Several companies are actively pursuing this commercialization. These include Pacific Wave Industries, Los Angeles; Tacan Corporation; and Microvision, Seattle, as well as potentially larger companies. Steier predicts that the smaller firms will be sending commercial devices to other firms to begin long-term testing within six months.

While the materials are inexpensive, the cost of their engineering into a usable package is yet to be determined. Significant research remains to enable integrating the optical modulators on chips. Fabricating the interconnections between the high-speed electronics and the optical devices is a challenge. Another hurdle involves placing the polymer devices on the electronics without destroying either the polymer or the electronics during the fabrication process. Commercial-level success may not emerge from the laboratory for several years, Steier suggests.

Steier’s laboratory team has succeeded in integrating polymeric materials with semiconductors. Dalton notes that this has been achieved in both horizontal and vertical integration, where polymeric electro-optic circuits have been produced on top of very-large-scale integration semiconductor chips. This involves placing a layer of planarizing polymer with an optical-quality surface on top of a chip. The fabrication process permits fabricating the electro-optic surface on that layer. Reactive ion etching techniques handle deep interconnections.

The same etching technology can be teamed with shadow ion etching or gray-scale etching to build three-dimensional, vertically integrated passive/active optical circuits. This permits constructing an optical wave-guide that vertically links different chip layers. Dalton believes that the biggest challenge will be to make the necessary connections for alignment of a whole array of optical fibers coming into this three-dimensional circuit. These fibers must be positioned simultaneously so that they match all of the fabricated circuits.
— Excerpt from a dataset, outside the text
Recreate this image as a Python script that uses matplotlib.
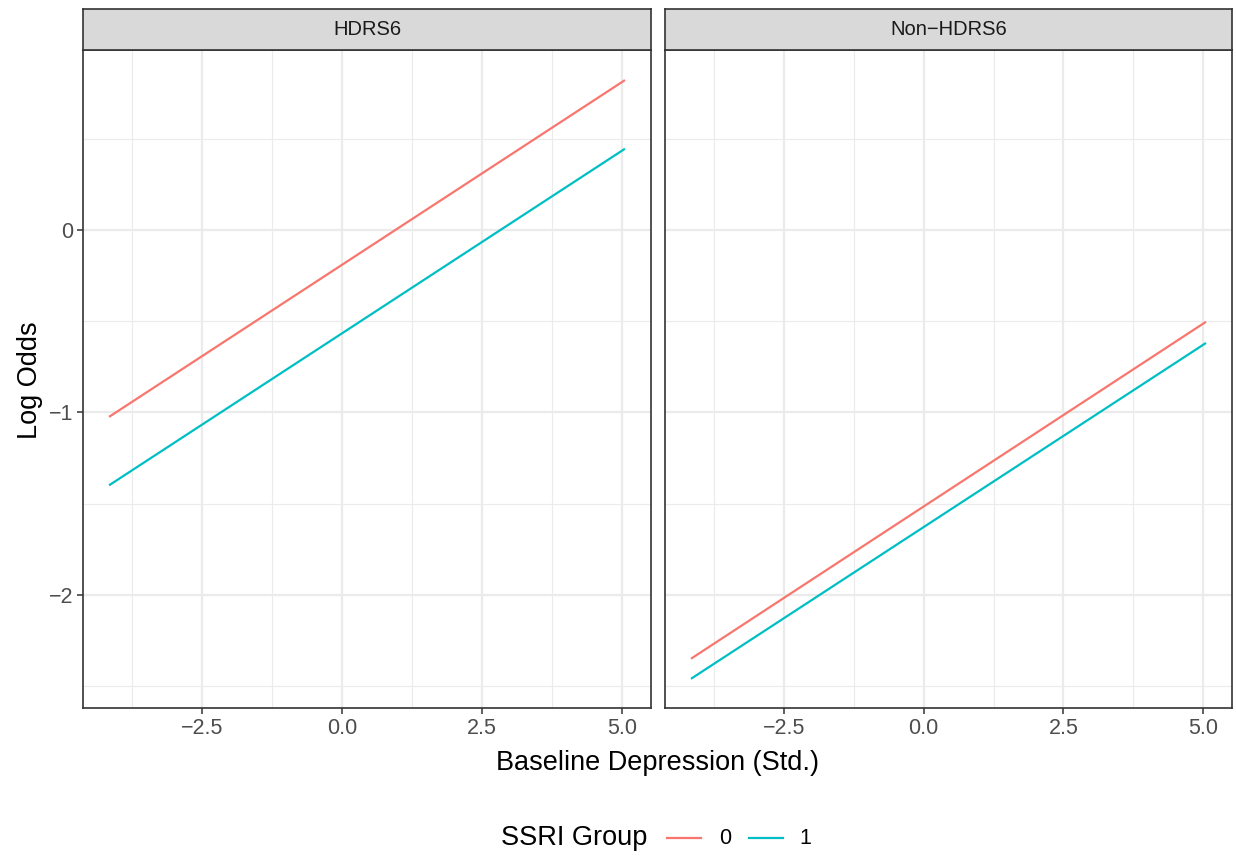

The new modulator technology is not bound to its current polymer makeup, however. Chemists actively are pursuing development of even better materials, Steier reports. “The chemistry is pretty well understood. [The challenge] now is making these materials that have the proper optical effects in addition to the large electro-optical effect,” he explains. “We have great hopes in the future that even better materials will come out of this.”

Dalton focuses on the electro-optic coefficients as the real quantifiers for improvement in the technology. “They currently are about four times those of lithium niobate, but we are a long way from what theory tells us is the optimum material,” he declares.